CM Yogi Directs World-Class U Hubs in Lucknow, Noida
Synopsis
Key Takeaways
Context
The Chief Minister's Office shared that CM Yogi issued the directive during a review of the U Hub proposal, instructing officials to create platforms where technologies developed in research laboratories can be commercialised, innovation can attract investment, and young people can advance from research to entrepreneurship. The post stated in Hindi: 'ऐसा मंच तैयार किया जाए, जहां शोध प्रयोगशालाओं में विकसित तकनीकों का व्यावसायीकरण हो' ['Such a platform should be built where technologies developed in research laboratories are commercialised'].
CM Yogi also directed that world-class training and certification be made available in Artificial Intelligence, Machine Learning, Cyber Security, Cloud Computing, Semiconductors, and Data Science, alongside skill development programmes aligned with industry demand.
Policy Backdrop
Uttar Pradesh launched its Startup Policy in 2017, the same year CM Yogi assumed office, aiming to build incubation centres and attract venture funding to the state. The U Hub initiative represents a significant scaling-up of that ambition, moving from basic incubation toward integrated research-to-market ecosystems in the state's two most prominent technology corridors.
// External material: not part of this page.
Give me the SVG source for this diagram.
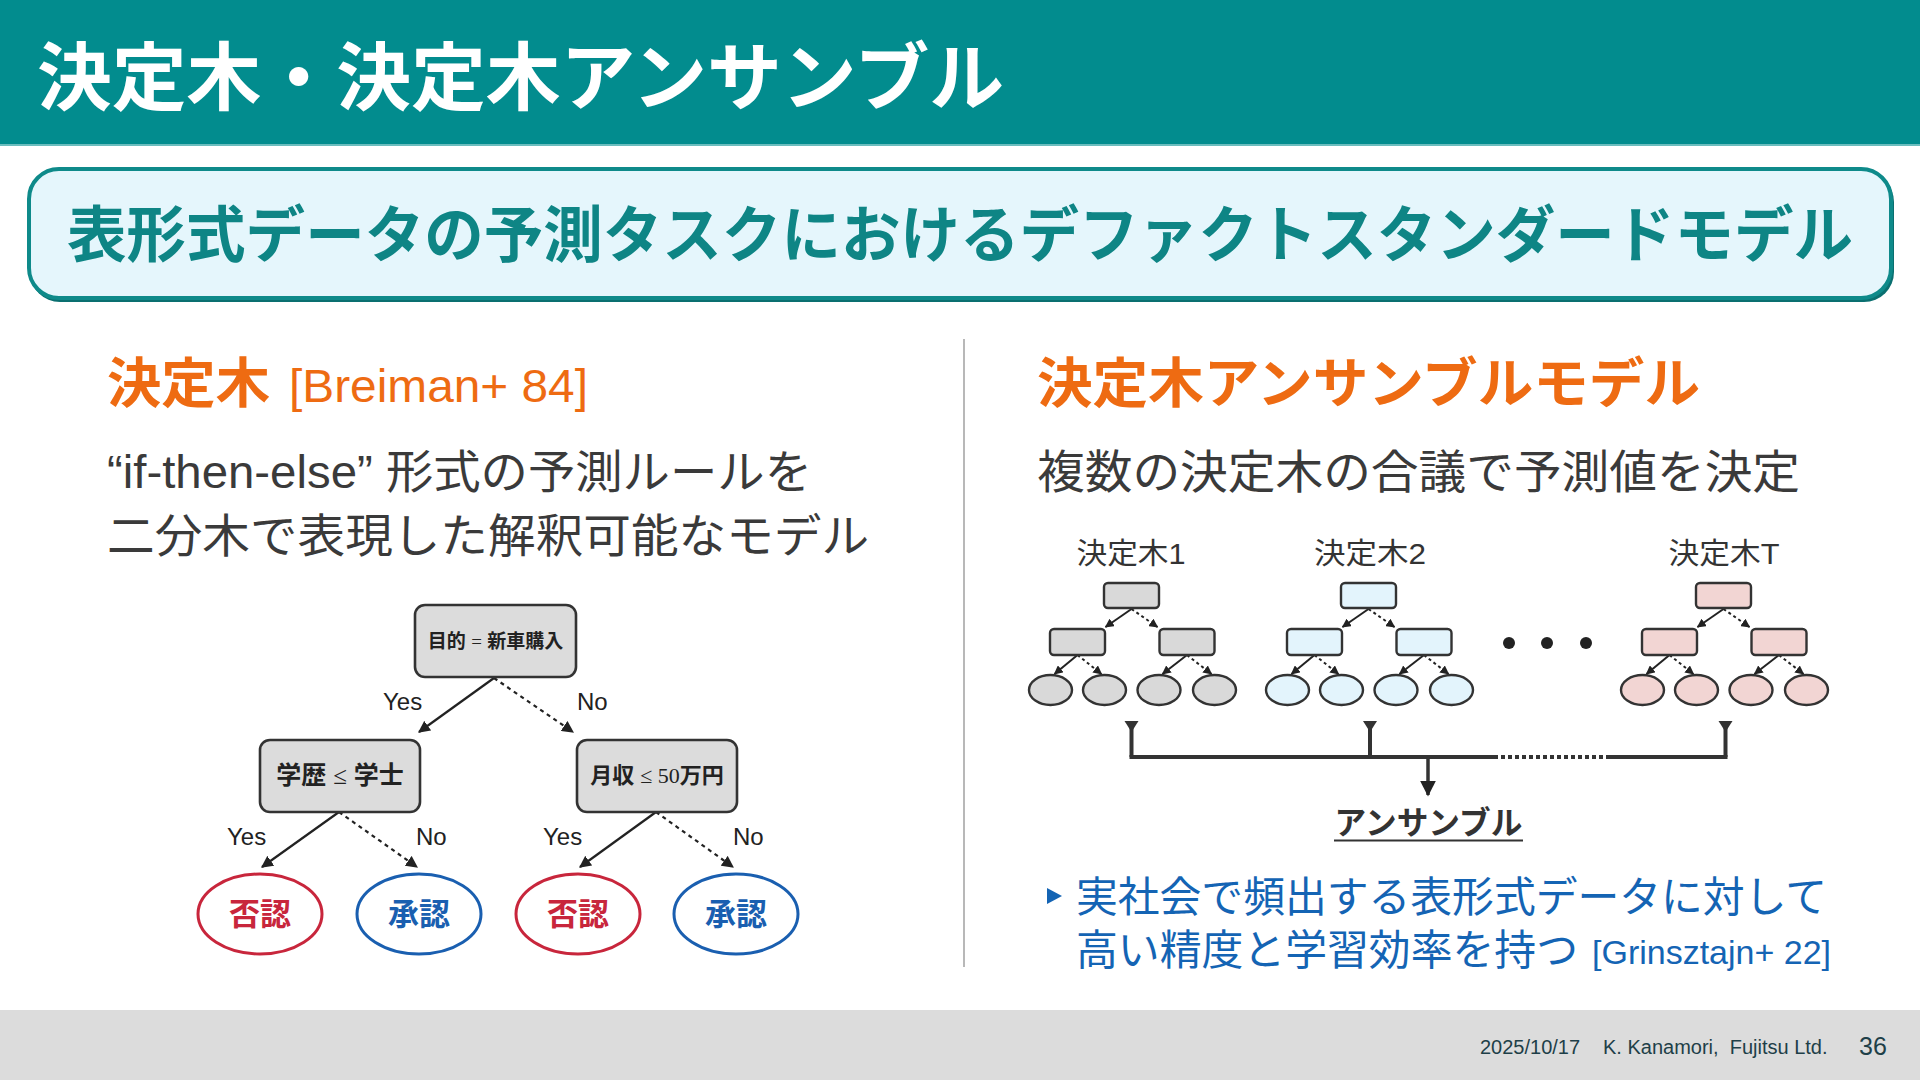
<svg xmlns="http://www.w3.org/2000/svg" width="1920" height="1080" viewBox="0 0 1920 1080">
<style>
.jp{font-family:'Liberation Sans','Noto Sans CJK JP',sans-serif}
.b{font-weight:bold}
.sf{font-family:'Liberation Serif',serif;font-weight:normal}
.box{fill:#DCDCDC;stroke:#333;stroke-width:2.6}
.ln{stroke:#222;stroke-width:2.2;fill:none}
.dt{stroke-dasharray:4 4}
.mb{stroke:#333;stroke-width:2.4}
.ml{stroke:#222;stroke-width:2;fill:none}
.g1{fill:#D9D9D9}
.g2{fill:#E3F4FC}
.g3{fill:#F2D5D3}
.lab{font-size:24px;fill:#222}
</style>
<defs>
<marker id="ah" viewBox="0 0 10 10" refX="9" refY="5" markerWidth="12" markerHeight="12" markerUnits="userSpaceOnUse" orient="auto"><path d="M0,0L10,5L0,10z" fill="#222"/></marker>
<marker id="ahs" viewBox="0 0 10 10" refX="9" refY="5" markerWidth="9" markerHeight="9" markerUnits="userSpaceOnUse" orient="auto"><path d="M0,0L10,5L0,10z" fill="#222"/></marker>
<marker id="ahb" viewBox="0 0 10 10" refX="9" refY="5" markerWidth="16" markerHeight="16" markerUnits="userSpaceOnUse" orient="auto"><path d="M0,0L10,5L0,10z" fill="#222"/></marker>
</defs>
<rect width="1920" height="1080" fill="#FFFFFF"/>
<!-- header -->
<rect x="0" y="0" width="1920" height="146" fill="#028C8E"/>
<rect x="0" y="144" width="1920" height="2" fill="#6BBDBE"/>
<text x="37" y="104" class="jp b" font-size="74" fill="#FFFFFF" textLength="967" lengthAdjust="spacingAndGlyphs">決定木・決定木アンサンブル</text>
<!-- subtitle box -->
<g id="subtitle">
<rect x="30" y="172" width="1864" height="130" rx="30" fill="#0A6F70"/>
<rect x="29" y="169" width="1862" height="129" rx="30" fill="#E5F6FC" stroke="#0E8A8A" stroke-width="4"/>
<text x="960" y="257" text-anchor="middle" class="jp b" font-size="61" fill="#0E8585" textLength="1786" lengthAdjust="spacingAndGlyphs">表形式データの予測タスクにおけるデファクトスタンダードモデル</text>
</g>
<line x1="964" y1="339" x2="964" y2="967" stroke="#A0A0A0" stroke-width="1.5"/>
<!-- left column -->
<text x="107" y="403" class="jp b" font-size="54" fill="#EE6B12" textLength="163" lengthAdjust="spacingAndGlyphs">決定木</text>
<text x="289" y="402" class="jp" font-size="46" fill="#EE6B12" textLength="299" lengthAdjust="spacingAndGlyphs">[Breiman+ 84]</text>
<text x="107" y="488" class="jp" font-size="46" fill="#3A3A3A" textLength="705" lengthAdjust="spacingAndGlyphs">“if-then-else” 形式の予測ルールを</text>
<text x="107" y="552" class="jp" font-size="46" fill="#3A3A3A" textLength="762" lengthAdjust="spacingAndGlyphs">二分木で表現した解釈可能なモデル</text>
<!-- left tree connectors -->
<g id="tree-connectors">
<line class="ln" x1="494" y1="678" x2="419" y2="732" marker-end="url(#ah)"/>
<line class="ln dt" x1="494" y1="678" x2="573" y2="732" marker-end="url(#ah)"/>
<line class="ln" x1="339" y1="812" x2="262" y2="867" marker-end="url(#ah)"/>
<line class="ln dt" x1="339" y1="812" x2="417" y2="867" marker-end="url(#ah)"/>
<line class="ln" x1="656" y1="812" x2="580" y2="867" marker-end="url(#ah)"/>
<line class="ln dt" x1="656" y1="812" x2="733" y2="867" marker-end="url(#ah)"/>
<text x="383" y="710" class="jp lab">Yes</text>
<text x="577" y="710" class="jp lab">No</text>
<text x="227" y="845" class="jp lab">Yes</text>
<text x="416" y="845" class="jp lab">No</text>
<text x="543" y="845" class="jp lab">Yes</text>
<text x="733" y="845" class="jp lab">No</text>
</g>
<g id="root">
<rect class="box" x="415" y="605" width="161" height="72" rx="10"/>
<text x="495.5" y="648" text-anchor="middle" class="jp b" font-size="19" fill="#222">目的 <tspan class="sf">=</tspan> 新車購入</text>
</g>
<g id="edu">
<rect class="box" x="260" y="740" width="160" height="72" rx="10"/>
<text x="340" y="784" text-anchor="middle" class="jp b" font-size="25" fill="#222">学歴 <tspan class="sf">≤</tspan> 学士</text>
</g>
<g id="income">
<rect class="box" x="577" y="740" width="160" height="72" rx="10"/>
<text x="657" y="783" text-anchor="middle" class="jp b" font-size="22" fill="#222">月収 <tspan class="sf">≤ 50</tspan>万円</text>
</g>
<g id="leaf1">
<ellipse cx="260" cy="914" rx="62" ry="40" fill="#FFFFFF" stroke="#C8263C" stroke-width="3"/>
<text x="260" y="925" text-anchor="middle" class="jp b" font-size="31" fill="#C8263C">否認</text>
</g>
<g id="leaf2">
<ellipse cx="419" cy="914" rx="62" ry="40" fill="#FFFFFF" stroke="#1A5FB0" stroke-width="3"/>
<text x="419" y="925" text-anchor="middle" class="jp b" font-size="31" fill="#1A5FB0">承認</text>
</g>
<g id="leaf3">
<ellipse cx="578" cy="914" rx="62" ry="40" fill="#FFFFFF" stroke="#C8263C" stroke-width="3"/>
<text x="578" y="925" text-anchor="middle" class="jp b" font-size="31" fill="#C8263C">否認</text>
</g>
<g id="leaf4">
<ellipse cx="736" cy="914" rx="62" ry="40" fill="#FFFFFF" stroke="#1A5FB0" stroke-width="3"/>
<text x="736" y="925" text-anchor="middle" class="jp b" font-size="31" fill="#1A5FB0">承認</text>
</g>
<!-- right column -->
<text x="1037" y="403" class="jp b" font-size="54" fill="#EE6B12" textLength="663" lengthAdjust="spacingAndGlyphs">決定木アンサンブルモデル</text>
<text x="1037" y="488" class="jp" font-size="46" fill="#3A3A3A" textLength="763" lengthAdjust="spacingAndGlyphs">複数の決定木の合議で予測値を決定</text>
<text x="1131" y="564" text-anchor="middle" class="jp" font-size="29" fill="#333" textLength="109" lengthAdjust="spacingAndGlyphs">決定木1</text>
<text x="1370" y="564" text-anchor="middle" class="jp" font-size="29" fill="#333" textLength="112" lengthAdjust="spacingAndGlyphs">決定木2</text>
<text x="1724" y="564" text-anchor="middle" class="jp" font-size="29" fill="#333" textLength="111" lengthAdjust="spacingAndGlyphs">決定木T</text>
<g id="tree1" transform="translate(1131.5,0)">
<line class="ml" x1="0" y1="609" x2="-26" y2="627" marker-end="url(#ahs)"/>
<line class="ml" x1="0" y1="609" x2="26" y2="627" marker-end="url(#ahs)" stroke-dasharray="3 3"/>
<line class="ml" x1="-54" y1="655" x2="-77" y2="674" marker-end="url(#ahs)"/>
<line class="ml" x1="-54" y1="655" x2="-30" y2="674" marker-end="url(#ahs)" stroke-dasharray="3 3"/>
<line class="ml" x1="55.5" y1="655" x2="31" y2="674" marker-end="url(#ahs)"/>
<line class="ml" x1="55.5" y1="655" x2="80" y2="674" marker-end="url(#ahs)" stroke-dasharray="3 3"/>
<rect class="mb g1" x="-27.5" y="583" width="55" height="25" rx="4"/>
<rect class="mb g1" x="-81.5" y="629" width="55" height="26" rx="4"/>
<rect class="mb g1" x="28" y="629" width="55" height="26" rx="4"/>
<ellipse class="mb g1" cx="-81" cy="690" rx="21.5" ry="15"/>
<ellipse class="mb g1" cx="-27" cy="690" rx="21.5" ry="15"/>
<ellipse class="mb g1" cx="27.5" cy="690" rx="21.5" ry="15"/>
<ellipse class="mb g1" cx="83" cy="690" rx="21.5" ry="15"/>
</g>
<g id="tree2" transform="translate(1368.5,0)">
<line class="ml" x1="0" y1="609" x2="-26" y2="627" marker-end="url(#ahs)"/>
<line class="ml" x1="0" y1="609" x2="26" y2="627" marker-end="url(#ahs)" stroke-dasharray="3 3"/>
<line class="ml" x1="-54" y1="655" x2="-77" y2="674" marker-end="url(#ahs)"/>
<line class="ml" x1="-54" y1="655" x2="-30" y2="674" marker-end="url(#ahs)" stroke-dasharray="3 3"/>
<line class="ml" x1="55.5" y1="655" x2="31" y2="674" marker-end="url(#ahs)"/>
<line class="ml" x1="55.5" y1="655" x2="80" y2="674" marker-end="url(#ahs)" stroke-dasharray="3 3"/>
<rect class="mb g2" x="-27.5" y="583" width="55" height="25" rx="4"/>
<rect class="mb g2" x="-81.5" y="629" width="55" height="26" rx="4"/>
<rect class="mb g2" x="28" y="629" width="55" height="26" rx="4"/>
<ellipse class="mb g2" cx="-81" cy="690" rx="21.5" ry="15"/>
<ellipse class="mb g2" cx="-27" cy="690" rx="21.5" ry="15"/>
<ellipse class="mb g2" cx="27.5" cy="690" rx="21.5" ry="15"/>
<ellipse class="mb g2" cx="83" cy="690" rx="21.5" ry="15"/>
</g>
<g id="treeT" transform="translate(1723.5,0)">
<line class="ml" x1="0" y1="609" x2="-26" y2="627" marker-end="url(#ahs)"/>
<line class="ml" x1="0" y1="609" x2="26" y2="627" marker-end="url(#ahs)" stroke-dasharray="3 3"/>
<line class="ml" x1="-54" y1="655" x2="-77" y2="674" marker-end="url(#ahs)"/>
<line class="ml" x1="-54" y1="655" x2="-30" y2="674" marker-end="url(#ahs)" stroke-dasharray="3 3"/>
<line class="ml" x1="55.5" y1="655" x2="31" y2="674" marker-end="url(#ahs)"/>
<line class="ml" x1="55.5" y1="655" x2="80" y2="674" marker-end="url(#ahs)" stroke-dasharray="3 3"/>
<rect class="mb g3" x="-27.5" y="583" width="55" height="25" rx="4"/>
<rect class="mb g3" x="-81.5" y="629" width="55" height="26" rx="4"/>
<rect class="mb g3" x="28" y="629" width="55" height="26" rx="4"/>
<ellipse class="mb g3" cx="-81" cy="690" rx="21.5" ry="15"/>
<ellipse class="mb g3" cx="-27" cy="690" rx="21.5" ry="15"/>
<ellipse class="mb g3" cx="27.5" cy="690" rx="21.5" ry="15"/>
<ellipse class="mb g3" cx="83" cy="690" rx="21.5" ry="15"/>
</g>
<g id="dots" fill="#222">
<circle cx="1509" cy="643" r="6"/>
<circle cx="1547" cy="643" r="6"/>
<circle cx="1586" cy="643" r="6"/>
</g>
<g id="ensemble-connectors" stroke="#333" stroke-width="4" fill="none">
<line x1="1131.5" y1="724" x2="1131.5" y2="757"/>
<line x1="1370" y1="724" x2="1370" y2="757"/>
<line x1="1725.5" y1="724" x2="1725.5" y2="757"/>
<line x1="1129.5" y1="757" x2="1494" y2="757"/>
<line x1="1494" y1="757" x2="1608" y2="757" stroke-dasharray="4 3"/>
<line x1="1608" y1="757" x2="1727.5" y2="757"/>
<line x1="1428" y1="757" x2="1428" y2="795" stroke-width="3.5" marker-end="url(#ahb)"/>
<g fill="#333" stroke="none">
<polygon points="1124.5,721 1138.5,721 1131.5,732"/>
<polygon points="1363,721 1377,721 1370,732"/>
<polygon points="1718.5,721 1732.5,721 1725.5,732"/>
</g>
</g>
<text x="1428.5" y="834" text-anchor="middle" class="jp b" font-size="32" fill="#333" textLength="188" lengthAdjust="spacingAndGlyphs">アンサンブル</text>
<line x1="1334" y1="840.5" x2="1523" y2="840.5" stroke="#333" stroke-width="2"/>
<polygon points="1047,888 1062,896 1047,904" fill="#1464B4"/>
<text x="1076" y="912" class="jp" font-size="42" fill="#1464B4" textLength="751" lengthAdjust="spacingAndGlyphs">実社会で頻出する表形式データに対して</text>
<text x="1076" y="965" class="jp" font-size="42" fill="#1464B4" textLength="502" lengthAdjust="spacingAndGlyphs">高い精度と学習効率を持つ</text>
<text x="1592" y="964" class="jp" font-size="34" fill="#1464B4" textLength="239" lengthAdjust="spacingAndGlyphs">[Grinsztajn+ 22]</text>
<!-- footer -->
<rect x="0" y="1010" width="1920" height="70" fill="#DCDCDC"/>
<text x="1480" y="1054" class="jp" font-size="20" fill="#1E3F48">2025/10/17</text>
<text x="1603" y="1054" class="jp" font-size="20" fill="#1E3F48" xml:space="preserve">K. Kanamori,  Fujitsu Ltd.</text>
<text x="1859" y="1055" class="jp" font-size="25" fill="#1E3F48">36</text>
</svg>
The directive also aligns with the Government of India's India Semiconductor Mission, launched in 2021, which seeks to attract semiconductor manufacturing and chip-design investments across the country. By including semiconductors and data science in the U Hub's training mandate, Uttar Pradesh is positioning itself within that national supply-chain push. Indian states are increasingly competing to host AI and semiconductor clusters as part of broader self-reliance goals and global supply-chain diversification.
Stakeholders and Impact
Noida, already home to numerous technology firms and adjacent to the national capital, and Lucknow, the state capital and an emerging IT-education corridor, are the two chosen locations. The selection reflects a dual strategy: Noida for its existing private-sector density and Lucknow for its administrative and institutional weight.
The primary beneficiaries are expected to be startups, research institutions, young professionals, and the broader technology industry. By mandating that skill development programmes be tailored to industry demand, the government is explicitly targeting the gap between academic output and employable talent in emerging technologies.
What's Next
Detailed project reports, land allocation decisions, and budget commitments for the two U Hubs are expected to be announced at an upcoming investor summit or in the next state budget. Potential partnerships with institutions such as IITs or global technology firms for certification programmes are being watched closely by the startup and research communities. The success of the U Hubs will depend on how quickly the state can translate CM Yogi's directive into concrete infrastructure, institutional agreements, and funding pipelines that attract both domestic and international capital.